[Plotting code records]
_ _ _ _ _ _ _

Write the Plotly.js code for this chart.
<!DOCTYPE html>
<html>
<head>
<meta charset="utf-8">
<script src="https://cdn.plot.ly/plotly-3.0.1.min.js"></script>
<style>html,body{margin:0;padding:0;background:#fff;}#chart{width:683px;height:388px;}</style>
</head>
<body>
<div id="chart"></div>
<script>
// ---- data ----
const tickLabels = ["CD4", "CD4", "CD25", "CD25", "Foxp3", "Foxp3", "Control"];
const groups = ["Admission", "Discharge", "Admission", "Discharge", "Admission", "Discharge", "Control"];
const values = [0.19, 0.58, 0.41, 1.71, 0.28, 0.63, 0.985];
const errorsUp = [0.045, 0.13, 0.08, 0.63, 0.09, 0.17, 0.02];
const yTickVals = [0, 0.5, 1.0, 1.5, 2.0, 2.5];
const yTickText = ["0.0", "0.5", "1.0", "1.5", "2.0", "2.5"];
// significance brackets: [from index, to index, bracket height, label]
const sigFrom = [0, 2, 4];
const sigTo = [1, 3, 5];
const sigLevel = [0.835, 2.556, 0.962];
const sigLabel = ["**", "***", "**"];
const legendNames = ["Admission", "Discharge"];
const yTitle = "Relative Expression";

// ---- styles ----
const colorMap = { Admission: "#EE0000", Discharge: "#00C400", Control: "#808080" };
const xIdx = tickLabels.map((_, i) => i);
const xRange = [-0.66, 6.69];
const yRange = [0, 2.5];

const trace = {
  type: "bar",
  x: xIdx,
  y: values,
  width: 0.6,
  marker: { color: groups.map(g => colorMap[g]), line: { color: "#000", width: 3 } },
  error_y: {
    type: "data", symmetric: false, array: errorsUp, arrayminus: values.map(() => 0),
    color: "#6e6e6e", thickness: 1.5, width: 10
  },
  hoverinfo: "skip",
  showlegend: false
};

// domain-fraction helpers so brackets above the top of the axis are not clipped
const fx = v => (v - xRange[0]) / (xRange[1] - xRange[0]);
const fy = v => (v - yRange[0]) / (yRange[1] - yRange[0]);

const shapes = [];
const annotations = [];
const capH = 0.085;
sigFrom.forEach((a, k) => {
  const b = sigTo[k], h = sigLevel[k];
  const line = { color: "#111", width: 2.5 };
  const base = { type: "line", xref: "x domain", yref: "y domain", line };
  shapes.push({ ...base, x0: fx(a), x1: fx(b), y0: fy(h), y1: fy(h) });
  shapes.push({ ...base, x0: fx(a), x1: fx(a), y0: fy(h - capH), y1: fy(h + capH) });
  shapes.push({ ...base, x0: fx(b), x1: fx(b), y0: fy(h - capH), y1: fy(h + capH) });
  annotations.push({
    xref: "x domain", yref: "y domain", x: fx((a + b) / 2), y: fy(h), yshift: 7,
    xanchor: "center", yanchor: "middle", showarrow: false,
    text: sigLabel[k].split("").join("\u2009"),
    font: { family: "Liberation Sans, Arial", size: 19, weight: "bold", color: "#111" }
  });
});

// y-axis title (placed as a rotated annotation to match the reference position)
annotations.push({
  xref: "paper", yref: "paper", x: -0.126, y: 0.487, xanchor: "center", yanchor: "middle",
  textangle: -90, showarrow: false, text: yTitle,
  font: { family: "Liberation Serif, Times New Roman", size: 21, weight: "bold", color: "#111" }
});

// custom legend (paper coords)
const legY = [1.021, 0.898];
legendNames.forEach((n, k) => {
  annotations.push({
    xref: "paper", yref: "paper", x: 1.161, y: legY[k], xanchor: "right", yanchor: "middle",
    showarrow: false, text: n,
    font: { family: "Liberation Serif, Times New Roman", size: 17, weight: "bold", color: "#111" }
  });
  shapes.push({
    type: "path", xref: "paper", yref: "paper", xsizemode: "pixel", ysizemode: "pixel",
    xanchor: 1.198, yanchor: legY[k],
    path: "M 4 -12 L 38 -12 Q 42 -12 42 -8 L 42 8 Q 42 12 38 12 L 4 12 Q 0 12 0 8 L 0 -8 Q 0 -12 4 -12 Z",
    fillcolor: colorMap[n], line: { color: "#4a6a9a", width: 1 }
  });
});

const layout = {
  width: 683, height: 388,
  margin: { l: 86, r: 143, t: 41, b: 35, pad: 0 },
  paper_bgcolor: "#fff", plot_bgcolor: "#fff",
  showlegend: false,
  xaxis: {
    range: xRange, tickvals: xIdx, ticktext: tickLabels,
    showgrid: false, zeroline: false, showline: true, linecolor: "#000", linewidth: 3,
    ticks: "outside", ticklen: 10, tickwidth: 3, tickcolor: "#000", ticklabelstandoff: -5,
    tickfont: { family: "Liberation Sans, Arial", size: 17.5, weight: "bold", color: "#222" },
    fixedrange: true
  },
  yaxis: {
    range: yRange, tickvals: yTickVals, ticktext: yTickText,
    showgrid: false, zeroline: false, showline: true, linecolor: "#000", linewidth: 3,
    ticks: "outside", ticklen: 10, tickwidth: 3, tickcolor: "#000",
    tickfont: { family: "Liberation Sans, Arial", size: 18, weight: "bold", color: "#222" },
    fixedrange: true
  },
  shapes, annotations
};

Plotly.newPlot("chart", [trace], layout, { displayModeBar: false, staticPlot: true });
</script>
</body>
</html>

_ _ _ _ _ _ _

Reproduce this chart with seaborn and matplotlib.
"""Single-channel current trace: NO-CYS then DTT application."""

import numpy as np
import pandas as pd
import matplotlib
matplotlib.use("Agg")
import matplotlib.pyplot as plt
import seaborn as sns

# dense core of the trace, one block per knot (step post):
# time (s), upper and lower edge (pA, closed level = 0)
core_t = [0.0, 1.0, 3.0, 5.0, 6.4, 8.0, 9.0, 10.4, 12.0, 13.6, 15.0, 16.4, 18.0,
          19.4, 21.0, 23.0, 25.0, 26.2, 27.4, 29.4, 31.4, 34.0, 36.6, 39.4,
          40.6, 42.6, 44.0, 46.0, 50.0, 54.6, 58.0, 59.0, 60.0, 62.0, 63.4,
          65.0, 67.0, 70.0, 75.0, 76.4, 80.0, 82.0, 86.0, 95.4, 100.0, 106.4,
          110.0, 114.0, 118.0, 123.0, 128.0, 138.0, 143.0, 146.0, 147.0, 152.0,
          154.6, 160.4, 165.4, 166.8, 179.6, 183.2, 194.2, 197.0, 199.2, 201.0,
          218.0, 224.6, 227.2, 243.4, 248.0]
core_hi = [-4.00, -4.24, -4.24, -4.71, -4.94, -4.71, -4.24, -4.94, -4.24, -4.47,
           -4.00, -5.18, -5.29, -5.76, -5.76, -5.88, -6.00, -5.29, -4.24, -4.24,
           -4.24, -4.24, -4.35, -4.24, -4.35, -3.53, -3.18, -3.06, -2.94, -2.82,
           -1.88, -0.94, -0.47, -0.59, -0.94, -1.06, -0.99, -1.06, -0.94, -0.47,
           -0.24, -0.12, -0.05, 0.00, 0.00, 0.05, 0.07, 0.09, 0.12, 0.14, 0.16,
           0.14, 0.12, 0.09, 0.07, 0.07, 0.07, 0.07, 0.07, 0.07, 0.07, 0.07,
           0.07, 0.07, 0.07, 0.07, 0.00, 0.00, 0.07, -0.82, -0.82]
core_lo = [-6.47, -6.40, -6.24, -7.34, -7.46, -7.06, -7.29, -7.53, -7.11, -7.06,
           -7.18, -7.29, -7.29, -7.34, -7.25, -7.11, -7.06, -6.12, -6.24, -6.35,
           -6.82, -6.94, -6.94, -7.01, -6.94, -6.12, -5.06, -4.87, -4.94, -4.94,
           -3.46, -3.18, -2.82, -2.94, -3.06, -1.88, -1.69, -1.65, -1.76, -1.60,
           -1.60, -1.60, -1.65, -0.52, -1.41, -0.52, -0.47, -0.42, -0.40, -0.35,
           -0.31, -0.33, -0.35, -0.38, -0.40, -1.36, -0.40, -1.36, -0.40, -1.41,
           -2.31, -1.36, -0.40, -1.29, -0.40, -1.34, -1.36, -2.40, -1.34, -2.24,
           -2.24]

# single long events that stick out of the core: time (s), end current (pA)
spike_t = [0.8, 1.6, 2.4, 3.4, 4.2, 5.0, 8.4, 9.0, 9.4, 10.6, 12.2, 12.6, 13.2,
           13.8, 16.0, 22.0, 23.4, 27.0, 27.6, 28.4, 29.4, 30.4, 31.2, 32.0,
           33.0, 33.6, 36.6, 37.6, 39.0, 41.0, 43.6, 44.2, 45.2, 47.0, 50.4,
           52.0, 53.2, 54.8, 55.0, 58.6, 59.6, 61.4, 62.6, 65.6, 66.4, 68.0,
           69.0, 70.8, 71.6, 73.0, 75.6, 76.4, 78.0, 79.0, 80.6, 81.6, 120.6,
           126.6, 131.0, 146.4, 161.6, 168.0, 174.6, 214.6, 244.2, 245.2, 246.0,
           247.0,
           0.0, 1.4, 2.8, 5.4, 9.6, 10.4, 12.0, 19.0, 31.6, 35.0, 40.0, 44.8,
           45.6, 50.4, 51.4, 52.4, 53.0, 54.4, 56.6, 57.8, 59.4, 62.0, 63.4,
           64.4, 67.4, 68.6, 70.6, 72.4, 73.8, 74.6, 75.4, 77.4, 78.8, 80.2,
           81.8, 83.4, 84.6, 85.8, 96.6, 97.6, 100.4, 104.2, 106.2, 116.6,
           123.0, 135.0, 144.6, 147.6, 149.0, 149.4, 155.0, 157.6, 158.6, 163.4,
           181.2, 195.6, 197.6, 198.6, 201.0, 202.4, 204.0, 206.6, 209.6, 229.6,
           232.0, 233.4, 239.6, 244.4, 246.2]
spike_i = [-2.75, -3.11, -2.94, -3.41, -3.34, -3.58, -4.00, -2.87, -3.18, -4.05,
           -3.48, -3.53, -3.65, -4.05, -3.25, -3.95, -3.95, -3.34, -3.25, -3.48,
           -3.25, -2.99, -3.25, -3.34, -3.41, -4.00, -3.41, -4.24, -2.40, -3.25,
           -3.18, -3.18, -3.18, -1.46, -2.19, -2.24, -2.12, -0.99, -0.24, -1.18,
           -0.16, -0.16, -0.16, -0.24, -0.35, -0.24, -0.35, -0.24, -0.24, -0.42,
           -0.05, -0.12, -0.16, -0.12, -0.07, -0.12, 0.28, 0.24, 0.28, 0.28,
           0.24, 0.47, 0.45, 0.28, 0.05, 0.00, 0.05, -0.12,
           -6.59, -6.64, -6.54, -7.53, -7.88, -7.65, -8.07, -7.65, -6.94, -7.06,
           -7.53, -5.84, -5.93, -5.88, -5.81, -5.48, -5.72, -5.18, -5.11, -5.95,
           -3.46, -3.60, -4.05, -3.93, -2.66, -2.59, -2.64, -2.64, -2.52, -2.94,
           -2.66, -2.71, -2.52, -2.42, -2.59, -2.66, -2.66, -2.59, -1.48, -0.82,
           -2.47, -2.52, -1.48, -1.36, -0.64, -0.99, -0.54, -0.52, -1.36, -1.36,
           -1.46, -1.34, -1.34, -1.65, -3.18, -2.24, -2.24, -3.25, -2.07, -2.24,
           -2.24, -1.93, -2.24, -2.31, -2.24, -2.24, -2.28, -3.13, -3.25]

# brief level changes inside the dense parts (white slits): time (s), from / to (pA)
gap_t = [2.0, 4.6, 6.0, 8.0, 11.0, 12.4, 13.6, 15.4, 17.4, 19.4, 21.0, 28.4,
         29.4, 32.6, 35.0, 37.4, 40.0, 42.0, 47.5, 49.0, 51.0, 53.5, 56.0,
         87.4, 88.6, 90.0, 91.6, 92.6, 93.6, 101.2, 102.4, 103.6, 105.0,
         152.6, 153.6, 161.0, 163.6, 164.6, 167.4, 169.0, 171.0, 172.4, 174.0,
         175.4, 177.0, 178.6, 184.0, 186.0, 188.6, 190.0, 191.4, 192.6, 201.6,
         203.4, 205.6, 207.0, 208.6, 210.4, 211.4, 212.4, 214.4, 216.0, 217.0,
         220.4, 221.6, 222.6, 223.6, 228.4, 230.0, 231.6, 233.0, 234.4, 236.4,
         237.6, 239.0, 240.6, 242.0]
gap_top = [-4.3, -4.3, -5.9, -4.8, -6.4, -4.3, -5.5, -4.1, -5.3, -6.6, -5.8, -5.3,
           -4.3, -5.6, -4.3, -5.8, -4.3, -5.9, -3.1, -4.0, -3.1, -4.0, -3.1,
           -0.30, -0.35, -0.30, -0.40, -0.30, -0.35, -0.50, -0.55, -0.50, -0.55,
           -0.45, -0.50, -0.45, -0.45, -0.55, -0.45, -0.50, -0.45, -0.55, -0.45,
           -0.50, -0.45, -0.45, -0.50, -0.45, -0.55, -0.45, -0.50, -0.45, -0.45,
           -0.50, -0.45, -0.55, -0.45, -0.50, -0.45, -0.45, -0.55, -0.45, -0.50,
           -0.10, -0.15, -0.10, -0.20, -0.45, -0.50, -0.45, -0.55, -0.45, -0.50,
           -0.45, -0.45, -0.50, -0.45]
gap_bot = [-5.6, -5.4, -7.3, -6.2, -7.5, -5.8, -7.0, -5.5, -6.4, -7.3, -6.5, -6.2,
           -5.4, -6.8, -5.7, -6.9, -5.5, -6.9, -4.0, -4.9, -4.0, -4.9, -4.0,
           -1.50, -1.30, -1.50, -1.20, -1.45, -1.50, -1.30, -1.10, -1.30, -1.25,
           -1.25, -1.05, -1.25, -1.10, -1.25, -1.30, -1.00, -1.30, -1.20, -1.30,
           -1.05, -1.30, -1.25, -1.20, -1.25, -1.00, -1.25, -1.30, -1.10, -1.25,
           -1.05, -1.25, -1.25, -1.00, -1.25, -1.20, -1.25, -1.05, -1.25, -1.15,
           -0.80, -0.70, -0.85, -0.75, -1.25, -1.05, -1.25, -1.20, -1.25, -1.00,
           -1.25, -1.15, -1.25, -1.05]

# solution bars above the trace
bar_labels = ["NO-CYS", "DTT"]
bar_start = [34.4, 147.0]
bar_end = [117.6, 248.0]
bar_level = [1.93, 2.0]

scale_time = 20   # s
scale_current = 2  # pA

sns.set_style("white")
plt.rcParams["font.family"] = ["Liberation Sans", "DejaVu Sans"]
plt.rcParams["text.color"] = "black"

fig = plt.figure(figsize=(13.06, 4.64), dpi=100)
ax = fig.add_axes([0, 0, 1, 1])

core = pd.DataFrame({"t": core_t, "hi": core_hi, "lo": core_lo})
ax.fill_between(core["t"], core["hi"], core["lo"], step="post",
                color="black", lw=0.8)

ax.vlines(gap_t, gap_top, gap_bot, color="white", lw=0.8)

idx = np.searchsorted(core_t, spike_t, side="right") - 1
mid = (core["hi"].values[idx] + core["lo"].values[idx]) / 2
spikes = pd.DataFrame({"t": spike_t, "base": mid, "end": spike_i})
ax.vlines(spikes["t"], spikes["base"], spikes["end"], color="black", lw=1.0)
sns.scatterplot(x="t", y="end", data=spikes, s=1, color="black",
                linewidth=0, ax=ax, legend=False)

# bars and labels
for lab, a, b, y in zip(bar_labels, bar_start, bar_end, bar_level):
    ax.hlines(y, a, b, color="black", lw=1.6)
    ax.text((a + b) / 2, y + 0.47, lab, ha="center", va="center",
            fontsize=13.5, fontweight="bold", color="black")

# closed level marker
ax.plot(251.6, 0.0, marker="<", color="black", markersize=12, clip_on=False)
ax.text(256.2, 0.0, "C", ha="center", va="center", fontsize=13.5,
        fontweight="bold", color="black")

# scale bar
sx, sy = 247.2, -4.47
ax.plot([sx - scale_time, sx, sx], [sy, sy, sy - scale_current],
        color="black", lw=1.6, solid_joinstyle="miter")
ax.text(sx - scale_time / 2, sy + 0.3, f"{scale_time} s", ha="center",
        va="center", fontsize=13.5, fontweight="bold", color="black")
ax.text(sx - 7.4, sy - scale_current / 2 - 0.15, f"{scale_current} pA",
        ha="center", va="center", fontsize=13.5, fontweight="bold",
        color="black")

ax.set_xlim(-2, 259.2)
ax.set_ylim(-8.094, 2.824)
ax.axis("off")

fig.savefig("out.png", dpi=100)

_ _ _ _ _ _ _

### [What is asked]
Everything from the line with "Reproduce this chart" through the line with "import seaborn as sns" is to be output exactly; leave out all other lines.

### [Problem solution]
Reproduce this chart with seaborn and matplotlib.
"""Single-channel current trace: NO-CYS then DTT application."""

import numpy as np
import pandas as pd
import matplotlib
matplotlib.use("Agg")
import matplotlib.pyplot as plt
import seaborn as sns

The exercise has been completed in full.